Sunny skies in late October allowed farmers to make quick work of getting rice out of the fields after rain earlier in the month had slowed things.
With the promise of a cooler and wetter November, growers who had finished were helping their neighbors last week.
"I had one of my neighbors come over and help me finish off," said Larry Maben, a rice grower here who finished on Oct. 31. "I was awfully glad he showed up."
Gary Enos, co-owner of Carriere Family Farms in Willows, said farmers he knows were pooling their equipment together to finish up.
"We had farmers help us, and now we're helping other farmers," Enos said on Nov. 2.
"It was a struggle," he said of the harvest. "We had wet ground and lots of lodging, where rice is laying down. It's just harder on all the equipment."
Rice production in California in 2011 was forecast at 49.4 million hundredweight, up 11 percent from the previous year, according to the USDA's National Agricultural Statistics Service in Sacramento.
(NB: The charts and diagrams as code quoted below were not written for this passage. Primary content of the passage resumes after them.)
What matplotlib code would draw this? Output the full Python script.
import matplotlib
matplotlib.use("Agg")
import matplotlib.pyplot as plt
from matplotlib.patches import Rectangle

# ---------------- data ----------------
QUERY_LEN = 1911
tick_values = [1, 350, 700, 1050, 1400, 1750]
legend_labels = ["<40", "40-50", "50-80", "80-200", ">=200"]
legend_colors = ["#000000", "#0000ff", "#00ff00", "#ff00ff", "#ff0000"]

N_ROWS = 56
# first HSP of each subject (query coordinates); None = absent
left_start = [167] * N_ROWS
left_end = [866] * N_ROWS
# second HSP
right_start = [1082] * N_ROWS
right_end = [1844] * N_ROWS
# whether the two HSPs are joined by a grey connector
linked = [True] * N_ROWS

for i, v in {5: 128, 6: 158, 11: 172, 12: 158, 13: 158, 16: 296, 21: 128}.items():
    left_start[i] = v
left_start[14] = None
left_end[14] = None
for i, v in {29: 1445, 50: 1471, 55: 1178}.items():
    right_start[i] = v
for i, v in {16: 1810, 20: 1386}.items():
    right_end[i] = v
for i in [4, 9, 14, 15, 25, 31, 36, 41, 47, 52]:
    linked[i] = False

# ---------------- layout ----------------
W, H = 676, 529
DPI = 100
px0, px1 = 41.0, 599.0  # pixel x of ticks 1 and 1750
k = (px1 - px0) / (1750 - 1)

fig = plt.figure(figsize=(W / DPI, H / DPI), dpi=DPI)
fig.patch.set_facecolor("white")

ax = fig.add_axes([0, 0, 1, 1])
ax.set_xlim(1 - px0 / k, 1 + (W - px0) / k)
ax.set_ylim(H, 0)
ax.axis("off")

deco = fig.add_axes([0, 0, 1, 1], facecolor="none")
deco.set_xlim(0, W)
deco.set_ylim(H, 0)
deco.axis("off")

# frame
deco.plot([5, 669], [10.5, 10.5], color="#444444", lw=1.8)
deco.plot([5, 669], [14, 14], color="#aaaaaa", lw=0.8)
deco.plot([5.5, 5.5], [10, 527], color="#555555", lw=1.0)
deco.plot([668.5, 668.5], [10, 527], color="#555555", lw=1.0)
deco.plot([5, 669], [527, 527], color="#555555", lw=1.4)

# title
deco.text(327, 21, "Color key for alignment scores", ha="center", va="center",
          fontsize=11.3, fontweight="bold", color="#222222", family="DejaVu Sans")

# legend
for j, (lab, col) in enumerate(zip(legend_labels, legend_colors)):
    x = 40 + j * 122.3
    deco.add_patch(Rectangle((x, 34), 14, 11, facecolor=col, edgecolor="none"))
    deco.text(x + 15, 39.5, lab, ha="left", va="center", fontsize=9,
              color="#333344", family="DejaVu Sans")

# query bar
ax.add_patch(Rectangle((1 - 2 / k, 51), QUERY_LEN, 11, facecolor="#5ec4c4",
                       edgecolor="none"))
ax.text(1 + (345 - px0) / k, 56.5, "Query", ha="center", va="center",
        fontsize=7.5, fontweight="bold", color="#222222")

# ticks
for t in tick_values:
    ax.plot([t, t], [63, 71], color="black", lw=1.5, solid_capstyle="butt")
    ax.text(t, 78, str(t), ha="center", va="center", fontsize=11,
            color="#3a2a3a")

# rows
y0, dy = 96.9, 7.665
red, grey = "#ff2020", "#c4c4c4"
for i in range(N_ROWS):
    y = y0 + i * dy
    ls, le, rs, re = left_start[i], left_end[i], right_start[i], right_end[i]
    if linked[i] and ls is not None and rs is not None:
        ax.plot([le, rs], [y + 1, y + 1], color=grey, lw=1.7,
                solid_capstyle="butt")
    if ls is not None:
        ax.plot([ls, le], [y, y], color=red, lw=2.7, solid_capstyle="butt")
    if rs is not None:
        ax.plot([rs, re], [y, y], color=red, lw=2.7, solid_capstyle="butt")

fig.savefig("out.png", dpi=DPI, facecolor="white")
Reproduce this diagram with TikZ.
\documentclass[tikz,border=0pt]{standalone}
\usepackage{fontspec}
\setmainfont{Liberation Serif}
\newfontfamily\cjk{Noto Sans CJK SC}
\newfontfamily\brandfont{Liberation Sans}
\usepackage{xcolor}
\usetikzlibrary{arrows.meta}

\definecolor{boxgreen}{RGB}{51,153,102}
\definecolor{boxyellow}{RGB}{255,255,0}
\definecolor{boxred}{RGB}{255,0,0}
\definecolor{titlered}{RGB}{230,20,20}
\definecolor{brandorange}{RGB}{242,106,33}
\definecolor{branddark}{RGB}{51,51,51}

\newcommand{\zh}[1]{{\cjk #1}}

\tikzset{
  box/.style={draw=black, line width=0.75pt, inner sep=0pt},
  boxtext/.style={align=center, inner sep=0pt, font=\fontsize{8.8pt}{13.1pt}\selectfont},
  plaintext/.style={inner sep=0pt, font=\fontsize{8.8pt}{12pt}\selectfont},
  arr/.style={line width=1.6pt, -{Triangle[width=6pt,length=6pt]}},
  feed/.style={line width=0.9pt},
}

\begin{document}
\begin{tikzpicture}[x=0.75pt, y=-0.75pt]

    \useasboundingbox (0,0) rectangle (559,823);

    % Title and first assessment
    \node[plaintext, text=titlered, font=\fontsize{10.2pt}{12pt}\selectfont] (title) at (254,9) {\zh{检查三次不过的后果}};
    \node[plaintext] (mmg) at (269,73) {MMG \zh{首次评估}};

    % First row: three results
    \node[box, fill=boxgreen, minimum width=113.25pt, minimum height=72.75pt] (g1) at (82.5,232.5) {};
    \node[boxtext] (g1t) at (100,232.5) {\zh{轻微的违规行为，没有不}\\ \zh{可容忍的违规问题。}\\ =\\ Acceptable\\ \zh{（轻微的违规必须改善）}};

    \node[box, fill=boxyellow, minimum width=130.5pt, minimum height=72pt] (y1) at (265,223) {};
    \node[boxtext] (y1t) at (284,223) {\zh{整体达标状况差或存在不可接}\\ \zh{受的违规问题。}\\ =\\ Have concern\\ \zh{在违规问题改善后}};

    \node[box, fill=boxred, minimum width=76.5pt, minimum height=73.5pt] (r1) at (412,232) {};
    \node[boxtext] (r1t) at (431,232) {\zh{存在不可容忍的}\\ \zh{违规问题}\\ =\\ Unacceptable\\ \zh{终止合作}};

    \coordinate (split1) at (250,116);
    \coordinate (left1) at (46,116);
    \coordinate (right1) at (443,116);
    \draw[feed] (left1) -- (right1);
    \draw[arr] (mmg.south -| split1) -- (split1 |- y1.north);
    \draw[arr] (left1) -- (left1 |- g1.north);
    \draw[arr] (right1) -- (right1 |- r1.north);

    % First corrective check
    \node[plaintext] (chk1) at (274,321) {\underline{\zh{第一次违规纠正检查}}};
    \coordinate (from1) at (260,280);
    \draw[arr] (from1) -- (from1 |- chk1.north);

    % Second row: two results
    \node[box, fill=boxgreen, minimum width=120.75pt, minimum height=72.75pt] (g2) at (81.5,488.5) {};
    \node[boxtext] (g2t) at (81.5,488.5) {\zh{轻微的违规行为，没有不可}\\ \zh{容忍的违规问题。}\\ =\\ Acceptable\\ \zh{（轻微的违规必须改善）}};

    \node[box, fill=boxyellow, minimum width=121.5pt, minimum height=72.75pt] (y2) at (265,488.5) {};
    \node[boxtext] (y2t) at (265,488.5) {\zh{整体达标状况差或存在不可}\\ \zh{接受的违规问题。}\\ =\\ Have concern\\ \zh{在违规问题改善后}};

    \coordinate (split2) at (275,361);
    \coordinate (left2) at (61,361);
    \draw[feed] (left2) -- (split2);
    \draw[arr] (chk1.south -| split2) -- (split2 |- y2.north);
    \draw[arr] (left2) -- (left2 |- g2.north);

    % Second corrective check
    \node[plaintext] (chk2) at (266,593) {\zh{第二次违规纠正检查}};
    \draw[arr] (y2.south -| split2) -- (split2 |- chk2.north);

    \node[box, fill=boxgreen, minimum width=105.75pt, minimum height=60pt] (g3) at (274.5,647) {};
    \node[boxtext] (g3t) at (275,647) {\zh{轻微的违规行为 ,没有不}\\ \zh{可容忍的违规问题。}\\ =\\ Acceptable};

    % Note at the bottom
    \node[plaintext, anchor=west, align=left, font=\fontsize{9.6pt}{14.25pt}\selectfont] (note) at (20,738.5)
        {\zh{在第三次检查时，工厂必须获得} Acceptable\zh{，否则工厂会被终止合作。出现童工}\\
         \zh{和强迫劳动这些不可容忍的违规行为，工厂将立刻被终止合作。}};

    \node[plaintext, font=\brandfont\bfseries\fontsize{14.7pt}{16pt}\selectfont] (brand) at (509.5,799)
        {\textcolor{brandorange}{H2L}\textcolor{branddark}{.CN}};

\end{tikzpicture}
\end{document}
The anticipated 8,400 pounds per acre would top last year's per-acre production by 5 percent, according to NASS.
Mild weather statewide gave way last week to winter-like conditions with chilly temperatures, widespread showers and even a foot or more of snow in the Northern Sierra by the weekend, NASS noted in its weekly crop report.
Among other field crops, according to the agency:
* Nearly two-thirds of the cotton crop was harvested as of Nov. 6, as producers continued to make progress and some had advanced to their second picking.
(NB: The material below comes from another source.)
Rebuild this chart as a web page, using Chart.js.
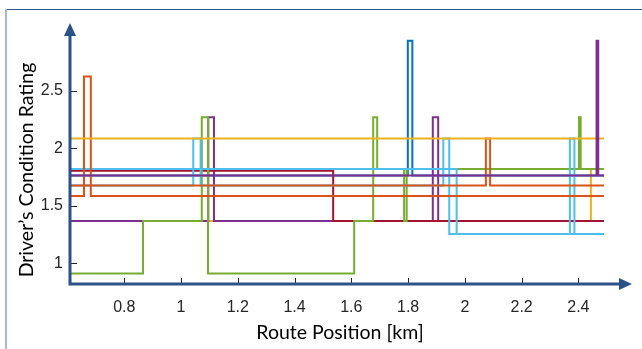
<!DOCTYPE html>
<html>
<head>
<meta charset="utf-8">
<script src="https://cdn.jsdelivr.net/npm/chart.js@4.4.1/dist/chart.umd.min.js"></script>
<style>
html, body { margin: 0; padding: 0; background: #fff; }
</style>
</head>
<body>
<canvas id="chartCanvas" width="642" height="349"></canvas>
<script>
// route limits and tick labels
const routeStart = 0.609;
const routeEnd = 2.49;
const xTicks = [0.8, 1, 1.2, 1.4, 1.6, 1.8, 2, 2.2, 2.4];
const yTicks = [1, 1.5, 2, 2.5];

// each pair: [route position km, rating from that point on]
const yellowLow = [[routeStart, 1.368], [2.444, 1.819], [routeEnd, 1.819]];
const blueRun = [[routeStart, 1.763], [1.799, 2.934], [1.815, 1.763], [routeEnd, 1.763]];
const purpleLow = [[routeStart, 1.368], [1.096, 2.268], [1.116, 1.368], [1.887, 2.268], [1.906, 1.368], [routeEnd, 1.368]];
const maroonRun = [[routeStart, 1.805], [1.536, 1.368], [routeEnd, 1.368]];
const greenRun = [[routeStart, 0.911], [0.866, 1.368], [1.073, 2.268], [1.095, 0.911], [1.610, 1.368], [1.677, 2.268],
                  [1.691, 1.819], [1.786, 1.368], [1.795, 1.819], [2.402, 2.268], [2.408, 1.819], [routeEnd, 1.819]];
const lightBlueA = [[routeStart, 1.676], [1.043, 2.085], [1.069, 1.676], [1.924, 2.085], [1.945, 1.255],
                    [2.370, 2.085], [2.386, 1.255], [routeEnd, 1.255]];
const lightBlueB = [[routeStart, 1.819], [1.971, 1.255], [routeEnd, 1.255]];
const orangeMid = [[routeStart, 1.676], [2.074, 2.085], [2.089, 1.676], [routeEnd, 1.676]];
const orangeLow = [[routeStart, 1.585], [0.658, 2.623], [0.682, 1.585], [routeEnd, 1.585]];
const yellowTop = [[routeStart, 2.085], [routeEnd, 2.085]];
const purpleRun = [[routeStart, 1.763], [2.464, 2.934], [2.470, 1.763], [routeEnd, 1.763]];

// drawn bottom to top
const runs = [
    [yellowLow, '#EDB120'],
    [blueRun, '#0072BD'],
    [purpleLow, '#7E2F8E'],
    [maroonRun, '#A2142F'],
    [greenRun, '#77AC30'],
    [lightBlueA, '#4DBEEE'],
    [lightBlueB, '#4DBEEE'],
    [orangeMid, '#D95319'],
    [orangeLow, '#D95319'],
    [yellowTop, '#EDB120'],
    [purpleRun, '#7E2F8E']
];

const axisBlue = '#2b5287';
const tickFont = {family: 'Liberation Sans', size: 16};
const titleFont = {family: 'Lato', size: 19.5};

// arrows, inward ticks and the slide frame
const axisArrows = {
    id: 'axisArrows',
    beforeDraw(chart){
        const ctx = chart.ctx;
        ctx.save();
        ctx.fillStyle = '#2e5386';
        ctx.fillRect(5, 9, 637, 1);
        ctx.fillStyle = '#a9bad0';
        ctx.fillRect(5, 9, 2, 340);
        ctx.restore();
    },
    afterDatasetsDraw(chart){
        const {ctx, chartArea, scales} = chart;
        const left = chartArea.left, bottom = chartArea.bottom;
        const topTip = chartArea.top - 32, rightTip = chartArea.right + 22;
        ctx.save();
        // tick marks point inward like matlab
        ctx.strokeStyle = '#262626';
        ctx.lineWidth = 1;
        ctx.beginPath();
        xTicks.forEach(v => {
            const px = Math.round(scales.x.getPixelForValue(v)) + 0.5;
            ctx.moveTo(px, bottom - 1);
            ctx.lineTo(px, bottom - 7);
        });
        yTicks.forEach(v => {
            const py = Math.round(scales.y.getPixelForValue(v)) + 0.5;
            ctx.moveTo(left, py);
            ctx.lineTo(left + 7, py);
        });
        ctx.stroke();

        ctx.strokeStyle = axisBlue;
        ctx.fillStyle = axisBlue;
        ctx.lineWidth = 3;
        ctx.beginPath();
        ctx.moveTo(left, bottom);
        ctx.lineTo(left, topTip + 10);
        ctx.moveTo(left - 1.5, bottom - 1);
        ctx.lineTo(rightTip - 10, bottom - 1);
        ctx.stroke();

        ctx.beginPath();
        ctx.moveTo(left, topTip);
        ctx.lineTo(left + 6, topTip + 13);
        ctx.lineTo(left - 6, topTip + 13);
        ctx.closePath();
        ctx.fill();

        ctx.beginPath();
        ctx.moveTo(rightTip, bottom - 1);
        ctx.lineTo(rightTip - 13, bottom - 7);
        ctx.lineTo(rightTip - 13, bottom + 5);
        ctx.closePath();
        ctx.fill();
        ctx.restore();
    }
};

new Chart(document.getElementById('chartCanvas'), {
    type: 'line',
    data: {
        datasets: runs.map(([pts, color], i) => ({
            data: pts.map(p => ({x: p[0], y: p[1]})),
            borderColor: color,
            backgroundColor: color,
            borderWidth: 2,
            pointRadius: 0,
            stepped: 'before',
            clip: false,
            order: runs.length - i
        }))
    },
    options: {
        responsive: false,
        animation: false,
        devicePixelRatio: 1,
        layout: {padding: {top: 55, right: 32, left: 0, bottom: 0}},
        plugins: {legend: {display: false}, tooltip: {enabled: false}},
        scales: {
            x: {
                type: 'linear',
                min: 0.6087,
                max: 2.5114,
                grid: {display: false, drawTicks: false},
                border: {display: false},
                afterBuildTicks: s => { s.ticks = xTicks.map(v => ({value: v})); },
                afterFit: s => { s.height = 64; },
                ticks: {font: tickFont, color: '#262626', padding: 13, maxRotation: 0, autoSkip: false,
                        callback: v => String(v)},
                title: {display: true, text: 'Route Position [km]', font: titleFont, color: '#000',
                        padding: {top: 0, bottom: 5}}
            },
            y: {
                min: 0.8115,
                max: 2.8097,
                grid: {display: false, drawTicks: false},
                border: {display: false},
                afterBuildTicks: s => { s.ticks = yTicks.map(v => ({value: v})); },
                afterFit: s => { s.width = 70; },
                ticks: {font: tickFont, color: '#262626', padding: 7, callback: v => String(v)},
                title: {display: true, text: 'Driver\u2019s Condition Rating', font: titleFont, color: '#000',
                        padding: {top: 15, bottom: 0}}
            }
        }
    },
    plugins: [axisArrows]
});
</script>
</body>
</html>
* Alfalfa producers continued with their final crop of the year, and some producers continued cutting Sudan grass.
* More than two-thirds of winter wheat has been planted and nearly half has emerged, as wheat crop conditions were rated mostly good to excellent.
Though their harvest is wrapping up, producers remain busy baling rice straw. Mild weather helped Marysville area grower Charley Mathews finish ahead of the rain, he said.
"Everything turned out well," said Mathews, chairman of the California Rice Commission. "I think everyone's pleased with their yields."
Leo LaGrande, a grower in Williams, said he and others pulled what they would call an average crop.
"No barn-busters, but it ... was where we wanted to be," he said. "No complaints. Now we're just waiting for the market to move."